» **DATA SUPPLIED**:
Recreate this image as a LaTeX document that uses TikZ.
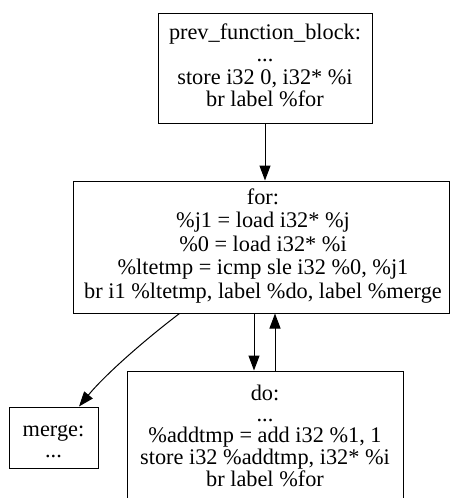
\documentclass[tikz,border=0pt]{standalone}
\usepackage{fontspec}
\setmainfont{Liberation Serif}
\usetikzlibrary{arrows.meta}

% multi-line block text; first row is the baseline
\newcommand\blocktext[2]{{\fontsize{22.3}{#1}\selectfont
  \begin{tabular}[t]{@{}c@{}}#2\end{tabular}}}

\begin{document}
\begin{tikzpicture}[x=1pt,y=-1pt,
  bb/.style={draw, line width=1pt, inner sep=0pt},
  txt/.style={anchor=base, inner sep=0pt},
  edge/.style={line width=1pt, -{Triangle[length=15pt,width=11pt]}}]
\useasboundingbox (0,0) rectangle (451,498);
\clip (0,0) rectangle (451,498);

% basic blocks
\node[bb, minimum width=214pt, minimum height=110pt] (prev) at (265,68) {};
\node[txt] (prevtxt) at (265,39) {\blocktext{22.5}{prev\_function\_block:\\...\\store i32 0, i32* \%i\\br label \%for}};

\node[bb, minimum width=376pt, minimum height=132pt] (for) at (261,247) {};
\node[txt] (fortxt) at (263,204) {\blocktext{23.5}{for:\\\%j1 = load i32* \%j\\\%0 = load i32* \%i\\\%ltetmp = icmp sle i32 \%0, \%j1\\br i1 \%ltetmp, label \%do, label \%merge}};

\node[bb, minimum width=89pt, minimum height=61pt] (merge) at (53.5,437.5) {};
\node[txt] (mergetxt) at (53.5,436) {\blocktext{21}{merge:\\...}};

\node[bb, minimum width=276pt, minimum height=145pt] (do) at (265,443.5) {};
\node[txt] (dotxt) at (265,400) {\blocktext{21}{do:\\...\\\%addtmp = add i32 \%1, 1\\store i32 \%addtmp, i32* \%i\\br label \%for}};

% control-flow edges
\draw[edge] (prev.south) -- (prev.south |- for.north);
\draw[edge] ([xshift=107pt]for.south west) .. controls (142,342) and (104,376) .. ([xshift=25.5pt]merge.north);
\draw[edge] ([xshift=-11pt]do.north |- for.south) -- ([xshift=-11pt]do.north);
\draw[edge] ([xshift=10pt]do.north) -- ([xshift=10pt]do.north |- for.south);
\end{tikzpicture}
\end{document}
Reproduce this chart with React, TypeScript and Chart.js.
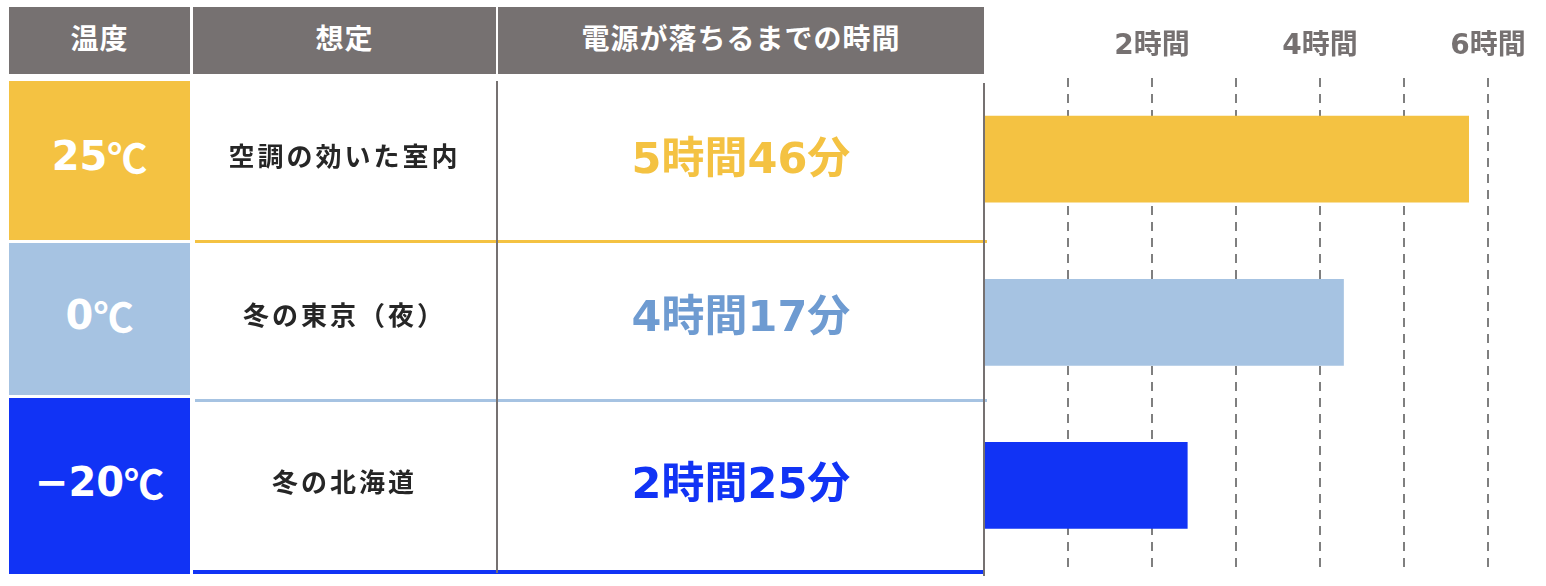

...

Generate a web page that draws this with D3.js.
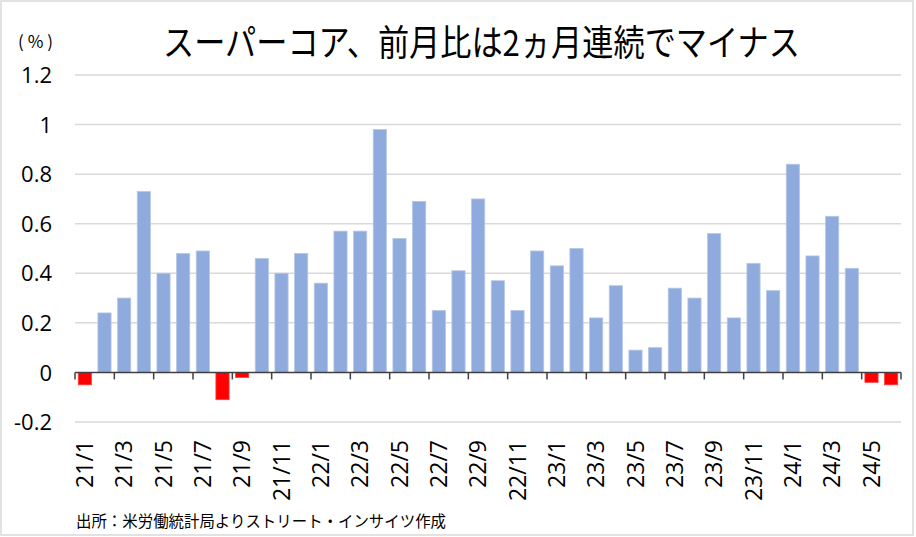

==

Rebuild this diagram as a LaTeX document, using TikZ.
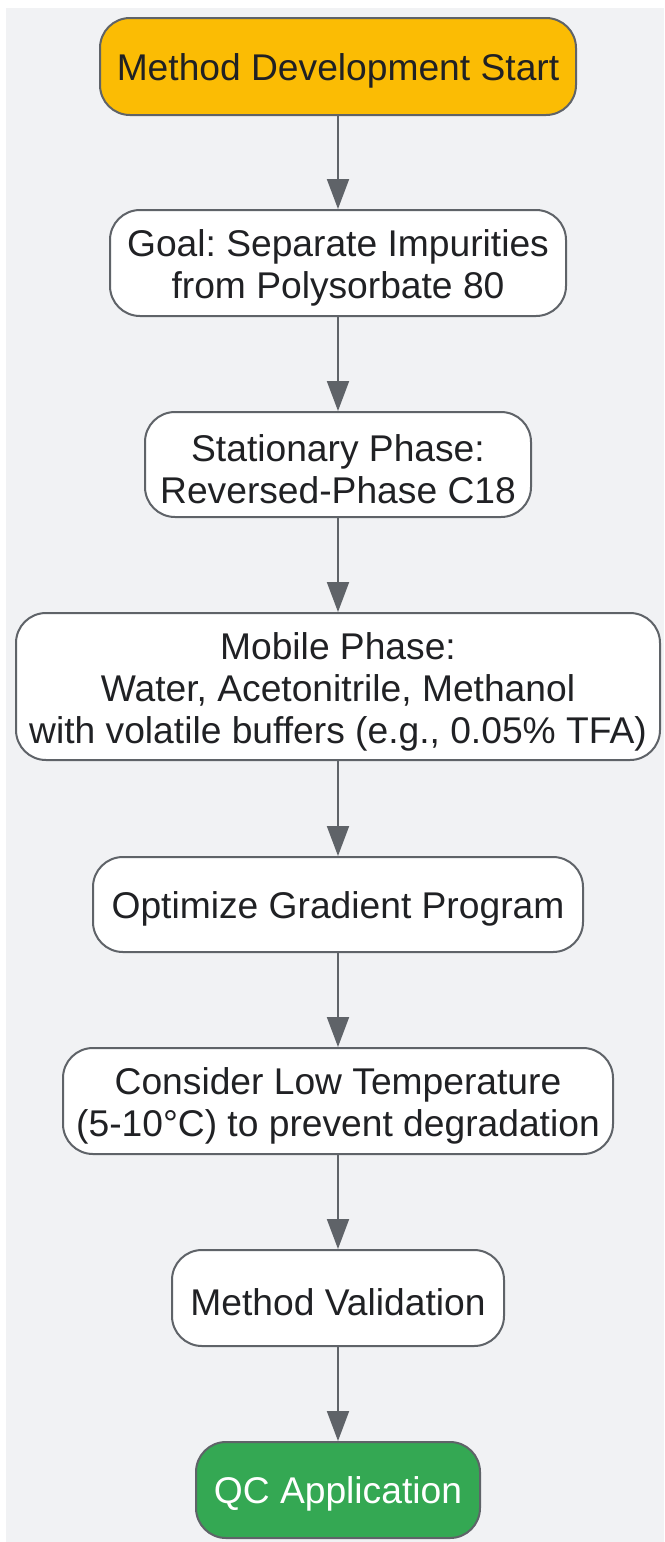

» **EXERCISE BRIEF**: Pictures stay out: repeat exactly only the lines from the one with "Recreate this image" through the one with "(mergetxt) at (53.5,436)".

» **FINAL ANSWER**:
Recreate this image as a LaTeX document that uses TikZ.
\documentclass[tikz,border=0pt]{standalone}
\usepackage{fontspec}
\setmainfont{Liberation Serif}
\usetikzlibrary{arrows.meta}

% multi-line block text; first row is the baseline
\newcommand\blocktext[2]{{\fontsize{22.3}{#1}\selectfont
  \begin{tabular}[t]{@{}c@{}}#2\end{tabular}}}

\begin{document}
\begin{tikzpicture}[x=1pt,y=-1pt,
  bb/.style={draw, line width=1pt, inner sep=0pt},
  txt/.style={anchor=base, inner sep=0pt},
  edge/.style={line width=1pt, -{Triangle[length=15pt,width=11pt]}}]
\useasboundingbox (0,0) rectangle (451,498);
\clip (0,0) rectangle (451,498);

% basic blocks
\node[bb, minimum width=214pt, minimum height=110pt] (prev) at (265,68) {};
\node[txt] (prevtxt) at (265,39) {\blocktext{22.5}{prev\_function\_block:\\...\\store i32 0, i32* \%i\\br label \%for}};

\node[bb, minimum width=376pt, minimum height=132pt] (for) at (261,247) {};
\node[txt] (fortxt) at (263,204) {\blocktext{23.5}{for:\\\%j1 = load i32* \%j\\\%0 = load i32* \%i\\\%ltetmp = icmp sle i32 \%0, \%j1\\br i1 \%ltetmp, label \%do, label \%merge}};

\node[bb, minimum width=89pt, minimum height=61pt] (merge) at (53.5,437.5) {};
\node[txt] (mergetxt) at (53.5,436) {\blocktext{21}{merge:\\...}};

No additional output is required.